Intel knows gamers want faster hardware, but the company’s latest message is clear: raw CPU specs aren’t the only thing deciding your frame rates. According to Intel VP and GM Robert Hallock, many of the performance debates around the company’s hybrid processors are missing the bigger issue—software optimization.
The discussion picked up after some reviewers and enthusiasts reported that certain games appeared to run faster when Intel’s Efficient cores (E-cores) were disabled. That led to a familiar conclusion in the PC gaming community: maybe E-cores are dragging gaming performance down. Hallock says that assumption doesn’t hold up. In his view, when you compare Performance cores (P-cores) and E-cores strictly in terms of gaming results, the difference is minimal—around a 1% gap—meaning E-cores themselves aren’t the real culprit behind lower game performance.
Instead, Intel is pointing the finger at how games and game engines behave on modern hybrid CPUs. Many titles were built on the expectation that CPU cores are all the same. Hybrid designs break that assumption by mixing different types of cores designed for different workloads. When a game or engine doesn’t account for those differences, it can lead to scheduling problems, uneven thread distribution, and inconsistent frame times—issues that can feel like “bad performance” even when the hardware is capable.
Hallock’s bigger argument is that PC gamers, including hardcore enthusiasts, often underestimate how much the software layer matters. CPU performance in games doesn’t depend only on silicon. It also depends on how well the operating system schedules tasks, how the game engine assigns threads, what background apps are doing, and even things like power plans and system configuration. Intel’s hybrid chips lean heavily on technologies and OS behavior to steer the right work to the right cores, but if the game isn’t optimized for that environment, performance can be left on the table.
He goes further by claiming there can be a surprisingly large amount of “hidden” performance locked behind optimization—potentially 10% to 30%—simply because a game isn’t tuned for a specific CPU design.

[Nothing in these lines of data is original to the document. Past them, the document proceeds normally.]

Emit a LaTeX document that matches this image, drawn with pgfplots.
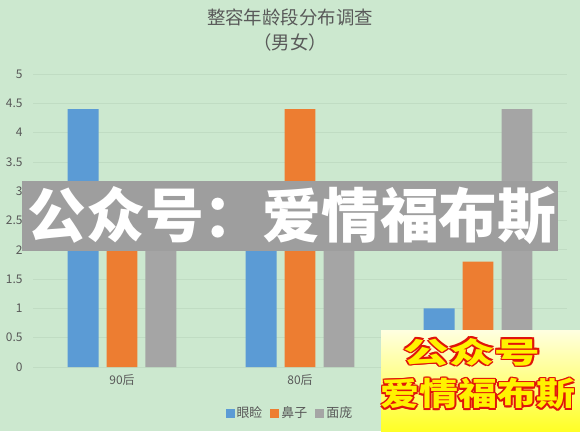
\documentclass[border=0pt]{standalone}
\usepackage{fontspec}
\setmainfont{Noto Sans CJK SC}
\usepackage{pgfplots}
\pgfplotsset{compat=1.18}
\definecolor{hintergrund}{RGB}{204,232,207}
\definecolor{yanjian}{HTML}{5B9BD5}
\definecolor{bizi}{HTML}{ED7D31}
\definecolor{mianpang}{HTML}{A5A5A5}
\definecolor{textgrau}{HTML}{595959}
\definecolor{gitter}{RGB}{192,220,195}
\definecolor{banner}{RGB}{158,158,158}
\definecolor{rotrand}{RGB}{225,20,10}

\begin{document}
\begin{tikzpicture}[x=1bp,y=1bp]
\fill[hintergrund] (0,0) rectangle (580,431);
\useasboundingbox (0,0) rectangle (580,431);

% Titel
\node[text=textgrau, font=\fontsize{18.5}{25}\selectfont, align=center] at (290,401) {整容年龄段分布调查\\（男女）};

\begin{axis}[
  at={(33bp,64bp)}, anchor=south west,
  scale only axis,
  width=534bp, height=293bp,
  xmin=-0.5, xmax=2.5,
  ymin=0, ymax=5,
  xtick={0,1,2},
  xticklabels={90后,80后,70后},
  ytick={0,0.5,1,1.5,2,2.5,3,3.5,4,4.5,5},
  /pgf/number format/assume math mode=true,
  axis line style={draw=none},
  major tick length=0pt,
  ymajorgrids,
  grid style={gitter, line width=0.8bp},
  tick label style={font=\fontsize{12}{14}\selectfont, text=textgrau},
  xticklabel style={yshift=-4bp},
  yticklabel style={xshift=-7bp},
  legend style={at={(0.481,-0.157)}, anchor=center, draw=none, fill=none,
    legend columns=3, font=\fontsize{13}{15}\selectfont, text=textgrau,
    /tikz/every even column/.append style={column sep=6bp}},
  legend image code/.code={\path[#1,draw=none] (0bp,-4.5bp) rectangle (9bp,4.5bp);},
]

% 眼睑
\addplot[ybar, fill=yanjian, draw=none, bar width=0.174, bar shift=-0.219] coordinates {
  (0,4.4) (1,2.5) (2,1.0)
};
\addlegendentry{眼睑}

% 鼻子
\addplot[ybar, fill=bizi, draw=none, bar width=0.174, bar shift=0] coordinates {
  (0,2.4) (1,4.4) (2,1.8)
};
\addlegendentry{鼻子}

% 面庞
\addplot[ybar, fill=mianpang, draw=none, bar width=0.174, bar shift=0.219] coordinates {
  (0,2) (1,2) (2,4.4)
};
\addlegendentry{面庞}

\end{axis}

% Wasserzeichen quer
\fill[banner] (22,180) rectangle (558,250);
\node[text=white, font=\fontsize{59}{59}\selectfont\bfseries] at (292,215) {公众号：爱情福布斯};

% Wasserzeichen unten rechts
\shade[top color=yellow!12, bottom color=yellow!85] (381,0) rectangle (580,101);
\foreach \dx/\dy in {-1.6/0,1.6/0,0/-1.6,0/1.6,-1.2/-1.2,1.2/1.2,-1.2/1.2,1.2/-1.2} {
  \node[text=rotrand, font=\fontsize{29}{29}\selectfont\bfseries, xscale=1.58] at (472+\dx,79+\dy) {公众号};
  \node[text=rotrand, font=\fontsize{32}{32}\selectfont\bfseries, xscale=1.22] at (478+\dx,37+\dy) {爱情福布斯};
}
\node[text=yellow, font=\fontsize{29}{29}\selectfont\bfseries, xscale=1.58] at (472,79) {公众号};
\node[text=yellow, font=\fontsize{32}{32}\selectfont\bfseries, xscale=1.22] at (478,37) {爱情福布斯};

\end{tikzpicture}
\end{document}
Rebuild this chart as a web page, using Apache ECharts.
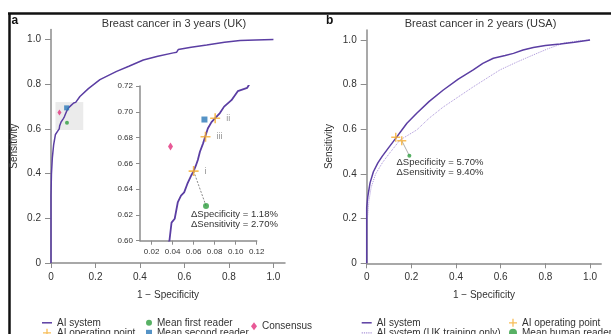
<!DOCTYPE html>
<html>
<head>
<meta charset="utf-8">
<script src="https://cdn.jsdelivr.net/npm/echarts@6/dist/echarts.min.js"></script>
<style>
  html, body { margin: 0; background: #fff; }
  #chart { width: 611px; height: 334px; }
</style>
</head>
<body>
<div id="chart"></div>
<script>
// panel a: UK, 3-year ROC (one curve, shared by main plot and inset)
const ukX = [0, 0, 0.002, 0.006, 0.012, 0.02, 0.03, 0.037, 0.039, 0.042, 0.045, 0.048, 0.051, 0.054, 0.058, 0.060,
  0.062, 0.064, 0.066, 0.069, 0.071, 0.0735, 0.077, 0.0805, 0.085, 0.089, 0.096, 0.102, 0.111, 0.13, 0.168, 0.22,
  0.295, 0.35, 0.415, 0.48, 0.55, 0.565, 0.572, 0.63, 0.70, 0.78, 0.85, 0.92, 1.0];
const ukY = [0, 0.30, 0.40, 0.47, 0.53, 0.575, 0.59, 0.60, 0.614, 0.617, 0.630, 0.635, 0.6375, 0.644, 0.651, 0.654,
  0.658, 0.6626, 0.669, 0.6755, 0.6806, 0.687, 0.692, 0.695, 0.699, 0.704, 0.709, 0.716, 0.7186, 0.745, 0.78, 0.82,
  0.857, 0.88, 0.908, 0.925, 0.94, 0.943, 0.955, 0.965, 0.975, 0.987, 0.995, 0.998, 1.0];
const ukOpPoints = [[0.060, 0.654], [0.0805, 0.695], [0.0713, 0.6806]];
const ukOpLabels = ["i", "ii", "iii"];
const ukFirstReader = [0.0718, 0.627];
const ukSecondReader = [0.0703, 0.694];
const ukConsensus = [0.038, 0.673];
const ukBox = [[0.02, 0.595], [0.145, 0.72]];

// panel b: USA, 2-year ROC
const usX = [0, 0, 0.005, 0.015, 0.03, 0.05, 0.07, 0.10, 0.134, 0.16, 0.18, 0.224, 0.28, 0.343, 0.41, 0.477,
  0.52, 0.567, 0.62, 0.657, 0.70, 0.746, 0.80, 0.866, 0.93, 1.0];
const usY = [0, 0.25, 0.30, 0.36, 0.41, 0.45, 0.48, 0.52, 0.565, 0.60, 0.627, 0.672, 0.725, 0.776, 0.825, 0.866,
  0.895, 0.918, 0.93, 0.94, 0.955, 0.966, 0.975, 0.982, 0.99, 1.0];
const usUkOnlyX = [0, 0, 0.005, 0.01, 0.02, 0.04, 0.07, 0.10, 0.149, 0.224, 0.28, 0.343, 0.41, 0.477, 0.54, 0.597,
  0.67, 0.746, 0.81, 0.88, 0.94, 1.0];
const usUkOnlyY = [0, 0.17, 0.22, 0.28, 0.34, 0.40, 0.45, 0.49, 0.552, 0.597, 0.65, 0.70, 0.745, 0.79, 0.83, 0.866,
  0.90, 0.933, 0.96, 0.985, 0.995, 1.0];
const usOpPoints = [[0.13, 0.564], [0.157, 0.549]];
const usHumanReader = [0.191, 0.482];

const mainTicks = [0, 0.2, 0.4, 0.6, 0.8, 1.0];
const insetXTicks = [0.02, 0.04, 0.06, 0.08, 0.10, 0.12];
const insetYTicks = [0.60, 0.62, 0.64, 0.66, 0.68, 0.70, 0.72];

const FONT = '"Liberation Sans", Arial, sans-serif';
const TEXT = "#333";
const AXIS_GREY = "#8c8c8c";
const DARK = "#5b3ea3";
const LIGHT = "#a993d8";
const ORANGE = "#f5ad2e";
const GREEN = "#2e9e3e";
const BLUE = "#2b78b8";
const PINK = "#e2307c";
const PLUS = "path://M4.2,0 H5.8 V4.2 H10 V5.8 H5.8 V10 H4.2 V5.8 H0 V4.2 H4.2 Z";
const SOLID_ICON = "path://M0,0 H10 V1.5 H0 Z";
const DOTTED_ICON = "path://M0,0 H1.2 V1.2 H0 Z M2.2,0 H3.4 V1.2 H2.2 Z M4.4,0 H5.6 V1.2 H4.4 Z M6.6,0 H7.8 V1.2 H6.6 Z M8.8,0 H10 V1.2 H8.8 Z";

const zip = (xs, ys) => xs.map((x, i) => [x, ys[i]]);
const mainFmt = (v) => (v === 0 ? "0" : v.toFixed(1));
const insetFmt = (v) => v.toFixed(2);

function axis(gridIndex, min, max, ticks, fmt, opts) {
  return Object.assign({
    type: "value",
    gridIndex,
    min,
    max,
    axisLine: { show: true, onZero: false, lineStyle: { color: AXIS_GREY, width: 1.5 } },
    axisTick: { show: true, length: 5, customValues: ticks, lineStyle: { color: AXIS_GREY, width: 1 } },
    axisLabel: { customValues: ticks, formatter: fmt, color: TEXT, fontSize: 10, fontFamily: FONT, margin: 9 },
    splitLine: { show: false },
    nameTextStyle: { color: TEXT, fontSize: 10, fontFamily: FONT },
  }, opts);
}

function legend(left, top, itemWidth, itemHeight, data) {
  return {
    left, top, height: 40, padding: 0, orient: "vertical", itemWidth, itemHeight, itemGap: 0,
    selectedMode: false, textStyle: { color: TEXT, fontSize: 10, lineHeight: 9, fontFamily: FONT }, data,
  };
}

const chart = echarts.init(document.getElementById("chart"), null, { renderer: "canvas" });

chart.setOption({
  animation: false,
  textStyle: { fontFamily: FONT },
  grid: [
    { left: 51, top: 29.4, width: 234, height: 233.6, outerBoundsMode: "none" },
    { left: 140, top: 86, width: 116.7, height: 154.7, outerBoundsMode: "none" },
    { left: 366.7, top: 29.9, width: 234.5, height: 233.4, outerBoundsMode: "none" },
  ],
  xAxis: [
    axis(0, 0, 1.052, mainTicks, mainFmt, { name: "1 − Specificity", nameLocation: "middle", nameGap: 27 }),
    axis(1, 0.009, 0.12, insetXTicks, insetFmt, {
      axisTick: { show: true, length: 4, customValues: insetXTicks, lineStyle: { color: AXIS_GREY, width: 1 } },
      axisLabel: { customValues: insetXTicks, formatter: insetFmt, color: TEXT, fontSize: 8, fontFamily: FONT, margin: 7 },
    }),
    axis(2, 0, 1.05, mainTicks, mainFmt, { name: "1 − Specificity", nameLocation: "middle", nameGap: 27 }),
  ],
  yAxis: [
    axis(0, 0, 1.045, mainTicks, mainFmt, { name: "Sensitivity", nameLocation: "middle", nameGap: 32,
      axisTick: { show: true, length: 6, customValues: mainTicks, lineStyle: { color: AXIS_GREY, width: 1 } },
      axisLabel: { customValues: mainTicks, formatter: mainFmt, color: TEXT, fontSize: 10, fontFamily: FONT, margin: 10 } }),
    axis(1, 0.60, 0.72, insetYTicks, insetFmt, {
      axisTick: { show: true, length: 4, customValues: insetYTicks, lineStyle: { color: AXIS_GREY, width: 1 } },
      axisLabel: { customValues: insetYTicks, formatter: insetFmt, color: TEXT, fontSize: 8, fontFamily: FONT, margin: 7 },
    }),
    axis(2, 0, 1.045, mainTicks, mainFmt, { name: "Sensitivity", nameLocation: "middle", nameGap: 32,
      axisTick: { show: true, length: 6, customValues: mainTicks, lineStyle: { color: AXIS_GREY, width: 1 } },
      axisLabel: { customValues: mainTicks, formatter: mainFmt, color: TEXT, fontSize: 10, fontFamily: FONT, margin: 10 } }),
  ],
  legend: [
    legend(42, 317.8, 10, 8, [{ name: "AI system", icon: SOLID_ICON }, "AI operating point"]),
    legend(146, 317.8, 6, 6, ["Mean first reader", "Mean second reader"]),
    legend(251, 321.2, 6, 8, ["Consensus"]),
    legend(361.7, 317.8, 10, 8, [{ name: "AI system", icon: SOLID_ICON },
      { name: "AI system (UK training only)", icon: DOTTED_ICON }]),
    legend(509, 317.8, 8, 8, ["AI operating point", "Mean human reader"]),
  ],
  graphic: [
    { type: "line", shape: { x1: 8, y1: 13.5, x2: 611, y2: 13.5 }, style: { stroke: "#111", lineWidth: 2.5 } },
    { type: "line", shape: { x1: 9.5, y1: 13, x2: 9.5, y2: 334 }, style: { stroke: "#111", lineWidth: 2.5 } },
    { type: "text", left: 11.5, top: 15, style: { text: "a", font: "bold 12px " + FONT, fill: "#111" } },
    { type: "text", left: 326, top: 14.5, style: { text: "b", font: "bold 12px " + FONT, fill: "#111" } },
    { type: "text", x: 174, y: 24, style: { text: "Breast cancer in 3 years (UK)", font: "11px " + FONT, fill: TEXT,
      align: "center", verticalAlign: "middle" } },
    { type: "text", x: 480.5, y: 24, style: { text: "Breast cancer in 2 years (USA)", font: "11px " + FONT, fill: TEXT,
      align: "center", verticalAlign: "middle" } },
    { type: "text", x: 191, y: 219, style: { text: "ΔSpecificity = 1.18%\nΔSensitivity = 2.70%", font: "9.5px " + FONT,
      fill: TEXT, lineHeight: 10, verticalAlign: "middle" } },
    { type: "text", x: 396.5, y: 167, style: { text: "ΔSpecificity = 5.70%\nΔSensitivity = 9.40%", font: "9.5px " + FONT,
      fill: TEXT, lineHeight: 10, verticalAlign: "middle" } },
  ],
  series: [
    // panel a, main plot
    { name: "AI system", type: "line", xAxisIndex: 0, yAxisIndex: 0, data: zip(ukX, ukY), symbol: "none",
      lineStyle: { color: DARK, width: 1.5 }, itemStyle: { color: DARK }, z: 3,
      markArea: { silent: true, itemStyle: { color: "#ebebeb" },
        data: [[{ coord: ukBox[0] }, { coord: ukBox[1] }]] } },
    { name: "Consensus", type: "scatter", xAxisIndex: 0, yAxisIndex: 0, data: [ukConsensus], symbol: "diamond",
      symbolSize: [4, 6], itemStyle: { color: PINK }, z: 4 },
    { name: "Mean second reader", type: "scatter", xAxisIndex: 0, yAxisIndex: 0, data: [ukSecondReader], symbol: "rect",
      symbolSize: 5, itemStyle: { color: BLUE }, z: 4 },
    { name: "Mean first reader", type: "scatter", xAxisIndex: 0, yAxisIndex: 0, data: [ukFirstReader], symbol: "circle",
      symbolSize: 4, itemStyle: { color: GREEN }, z: 4 },

    // panel a, inset
    { name: "AI system", type: "line", xAxisIndex: 1, yAxisIndex: 1, data: zip(ukX, ukY), symbol: "none",
      lineStyle: { color: DARK, width: 1.8 }, itemStyle: { color: DARK }, z: 3 },
    { type: "line", xAxisIndex: 1, yAxisIndex: 1, data: [ukOpPoints[0], ukFirstReader], symbol: "none",
      lineStyle: { color: "#888", width: 1, type: [2, 1.5] }, z: 2, silent: true },
    { name: "AI operating point", type: "scatter", xAxisIndex: 1, yAxisIndex: 1, symbol: PLUS, symbolSize: 10,
      itemStyle: { color: ORANGE }, z: 5,
      data: ukOpPoints.map((p, i) => ({ value: p, label: { show: true, formatter: ukOpLabels[i] } })),
      label: { position: "right", distance: 6, color: "#777", fontSize: 9, fontFamily: FONT } },
    { name: "Mean second reader", type: "scatter", xAxisIndex: 1, yAxisIndex: 1, data: [ukSecondReader], symbol: "rect",
      symbolSize: 6, itemStyle: { color: BLUE }, z: 4 },
    { name: "Consensus", type: "scatter", xAxisIndex: 1, yAxisIndex: 1, data: [ukConsensus], symbol: "diamond",
      symbolSize: [5, 8], itemStyle: { color: PINK }, z: 4 },
    { name: "Mean first reader", type: "scatter", xAxisIndex: 1, yAxisIndex: 1, data: [ukFirstReader], symbol: "circle",
      symbolSize: 6, itemStyle: { color: GREEN }, z: 4 },

    // panel b
    { name: "AI system (UK training only)", type: "line", xAxisIndex: 2, yAxisIndex: 2, data: zip(usUkOnlyX, usUkOnlyY),
      symbol: "none", lineStyle: { color: LIGHT, width: 1, type: "dotted" }, itemStyle: { color: LIGHT }, z: 2 },
    { name: "AI system", type: "line", xAxisIndex: 2, yAxisIndex: 2, data: zip(usX, usY), symbol: "none",
      lineStyle: { color: DARK, width: 1.5 }, itemStyle: { color: DARK }, z: 3 },
    { type: "line", xAxisIndex: 2, yAxisIndex: 2, data: [usOpPoints[1], usHumanReader], symbol: "none",
      lineStyle: { color: "#999", width: 0.8 }, z: 2, silent: true },
    { name: "AI operating point", type: "scatter", xAxisIndex: 2, yAxisIndex: 2, data: usOpPoints, symbol: PLUS,
      symbolSize: 9, itemStyle: { color: ORANGE }, z: 5 },
    { name: "Mean human reader", type: "scatter", xAxisIndex: 2, yAxisIndex: 2, data: [usHumanReader], symbol: "circle",
      symbolSize: 4, itemStyle: { color: GREEN }, z: 4 },
  ],
});

window.addEventListener("resize", () => chart.resize());
</script>
</body>
</html>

In other words, upgrading hardware can help, but it won’t always unlock the best possible results if the software isn’t taking full advantage of the processor’s architecture.
Hybrid CPU designs have already proven their value in multitasking and productivity workloads, where splitting work across different core types can be a major advantage. But in gaming, Hallock suggests, hardware alone can’t always deliver peak results unless developers and platforms do the work to optimize scheduling and threading behavior. If those software bottlenecks are addressed, Intel believes gaming performance could move significantly closer to the top performers—and, in the best-case scenario, potentially challenge the current leaders more directly.
For gamers, the takeaway is simple: if you’re troubleshooting performance on a modern Intel hybrid CPU, the answer may not be as straightforward as turning E-cores off. The real gains may come from better game updates, improved engine support, OS scheduling improvements, and more thoughtful optimization across the PC gaming stack.